Dilma rompe tradição da esquerda ao enfrentar greve
Direitos e Deveres

Dilma rompe tradição da esquerda ao enfrentar greve




Valor Econômico      -      13/08/2012




Não é a primeira vez que se assiste ao estremecimento das relações entre um governo do PT e o funcionalismo público, categoria de trabalhador que ajudou a fundar o partido no início dos anos 80 do século passado. Nos primeiros anos da gestão Lula, sindicatos dos servidores também romperam com o governo. O motivo foi a proposta feita pelo então presidente Luiz Inácio Lula da Silva de igualar, por meio de um projeto de emenda constitucional, as regras de aposentadoria existentes no país.

Até então, os servidores públicos tinham direito à aposentadoria integral, enquanto os trabalhadores do setor privado eram obrigados a se aposentar pelo Instituto Nacional do Seguro Social (INSS), cujo teto hoje é R$ 3,9 mil. A proposta feita por Lula representou uma quebra de paradigma na esquerda brasileira, até então defensora intransigente dos privilégios dos funcionários públicos.

Lula obteve êxito na aprovação da reforma pelo Congresso, mas durante a tramitação da matéria sofreu inúmeros revezes políticos, responsáveis pelo desgaste de sua imagem junto à antiga base social. Um deles foi a dissidência surgida dentro do PT que resultou na fundação do PSOL. Menos de dois anos após a aprovação da reforma, o escândalo do mensalão acuou o presidente de tal maneira que ele desistiu de regulamentar a mudança da previdência e decidiu procurar apoio dos sindicatos para se sustentar no poder.

Em julho de 2005, no auge da crise do mensalão, Lula nomeou para o Ministério do Trabalho Luiz Marinho, então presidente da Central Única dos Trabalhadores. Pouco depois, entregou essa pasta ao PDT, deslocou Marinho para o Ministério da Previdência Social, uma antiga reivindicação dos sindicatos, e realizou uma façanha: a unificação do movimento sindical em torno de sua figura.

Dali em diante, Lula passou a conceder reajustes salariais generosos aos funcionários públicos. Os aumentos foram bem superiores à inflação, incrementando a distância entre os vencimentos dos servidores e os dos assalariados do setor privado com mesmo nível de qualificação. Os constantes reajustes fizeram com que as principais categorias do serviço público passassem a ter salários iniciais incompatíveis com a realidade nacional - fiscais da Receita Federal, por exemplo, começam a carreira recebendo R$ 13.600; diplomatas, analistas do Banco Central e gestores, R$ 12.960.
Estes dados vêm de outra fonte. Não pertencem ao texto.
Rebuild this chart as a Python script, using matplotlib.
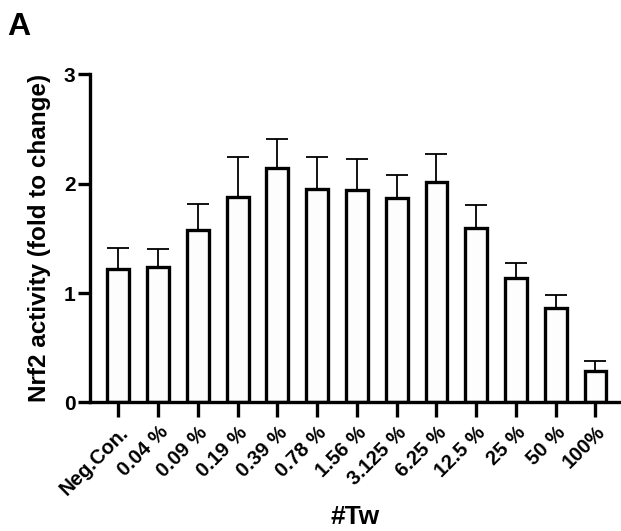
import matplotlib
matplotlib.use("Agg")
import matplotlib.pyplot as plt
import numpy as np

plt.rcParams['font.family'] = ['Liberation Sans', 'DejaVu Sans']
plt.rcParams['font.weight'] = 'bold'

categories = ["Neg.Con.", "0.04 %", "0.09 %", "0.19 %", "0.39 %", "0.78 %",
              "1.56 %", "3.125 %", "6.25 %", "12.5 %", "25 %", "50 %", "100%"]
means = [1.22, 1.24, 1.58, 1.88, 2.14, 1.95, 1.94, 1.87, 2.01, 1.59, 1.14, 0.86, 0.29]
upper = [1.41, 1.40, 1.81, 2.24, 2.41, 2.24, 2.22, 2.08, 2.27, 1.80, 1.27, 0.98, 0.38]
sem = [u - m for u, m in zip(upper, means)]

fig = plt.figure(figsize=(6.21, 5.31), dpi=100)
ax = fig.add_axes([0.1449, 0.242, 0.855, 0.6186])

x = np.arange(len(categories))
ax.errorbar(x, means, yerr=[np.zeros(len(sem)), sem], fmt='none',
            ecolor='black', elinewidth=1.3, capsize=8, capthick=1.3, zorder=1)
ax.bar(x, means, width=0.55, color='#fdfdfd', edgecolor='black',
       linewidth=2.4, zorder=2)

ax.set_xlim(-0.713, 12.64)
ax.set_ylim(0, 3)
ax.set_yticks([0, 1, 2, 3])
ax.set_xticks(x)
ax.set_xticklabels(categories, rotation=45, ha='right', va='top',
                   rotation_mode='anchor', fontsize=14.5, fontweight='bold')
ax.tick_params(axis='y', labelsize=15, width=2.4, length=8.5, pad=2)
ax.tick_params(axis='x', width=2.4, length=10.5, pad=4)
for lbl in ax.get_yticklabels():
    lbl.set_fontweight('bold')

for side in ('top', 'right'):
    ax.spines[side].set_visible(False)
for side in ('left', 'bottom'):
    ax.spines[side].set_linewidth(2.4)

ax.set_ylabel("Nrf2 activity (fold to change)", fontsize=17.5, fontweight='bold', labelpad=9)
ax.set_xlabel("#Tw", fontsize=19, fontweight='bold', va='center')
ax.xaxis.set_label_coords(0.5, -0.35)

fig.text(0.012, 0.978, "A", fontsize=23, fontweight='bold', va='top', ha='left')

fig.savefig("out.png", dpi=100)
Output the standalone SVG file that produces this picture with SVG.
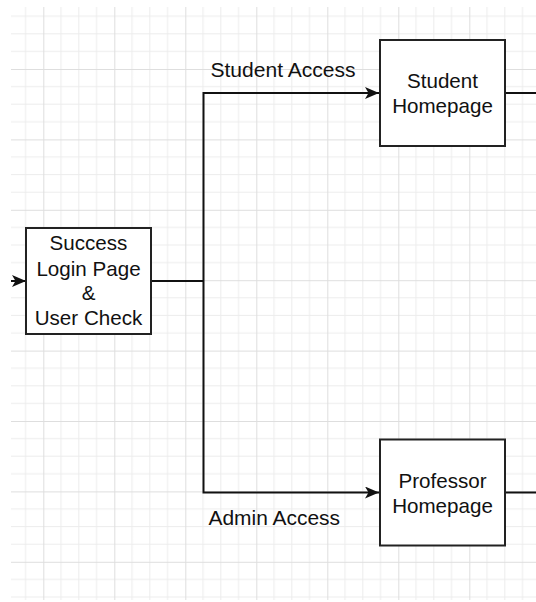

Quando era líder sindical nos anos 70 e mesmo depois de assumir a presidência da República, Lula dizia que greve sem corte de ponto é férias. Ele se referia, de forma irônica, às paralisações do funcionalismo, que não sofre, como no setor privado, desconto do salário pelos dias parados. Além de receber o salário dos dias não trabalhados, o servidor em greve não corre risco de perder o emprego. É isso que explica o fato de os professores das universidades e dos institutos técnicos federais estarem em greve há mais de três meses. Lula chegou a cogitar a regulamentação do direito de greve no serviço público, mas, também por causa do mensalão, abandonou a ideia.

Assim como Lula fez com a reforma da previdência, a presidente Dilma Rousseff rompeu nessa área tradições da esquerda. Primeiro, decidiu regulamentar a reforma aprovada por Lula, acabando de uma vez por todas com o instituto da aposentadoria integral. Há duas semanas, baixou o decreto 7.777, autorizando o governo federal a assinar convênios com Estados e municípios para substituir servidores em greve. Trata-se de uma medida dura, ousada, de quem está disposto a ir ao limite no enfrentamento das greves.

É fato que o governo demorou muito a agir. Se desde o início sabia que não poderia atender às reivindicações dos funcionários, Brasília deveria ter explicitado isso com argumentos sólidos em comunicação não somente aos servidores, mas também à sociedade. O Palácio do Planalto se fez, porém, de desentendido, talvez confiante no capital político da presidente (80% de aprovação neste momento). Arrogante, essa postura levou os sindicatos à radicalização, o que é muito ruim para o país.

Embora seja um despropósito o pleito das principais categorias do funcionalismo - reajuste de 22%, percentual muito superior à inflação, de 5% em 12 meses -, o governo tem que buscar uma solução para acabar com as greves. Um desenlace, certamente, não passa pelo atendimento pleno da reivindicação dos servidores, mas muito menos pelo imobilismo. Cidadãos e empresas estão sofrendo em seu cotidiano as consequências deletérias da radicalização de lado a lado.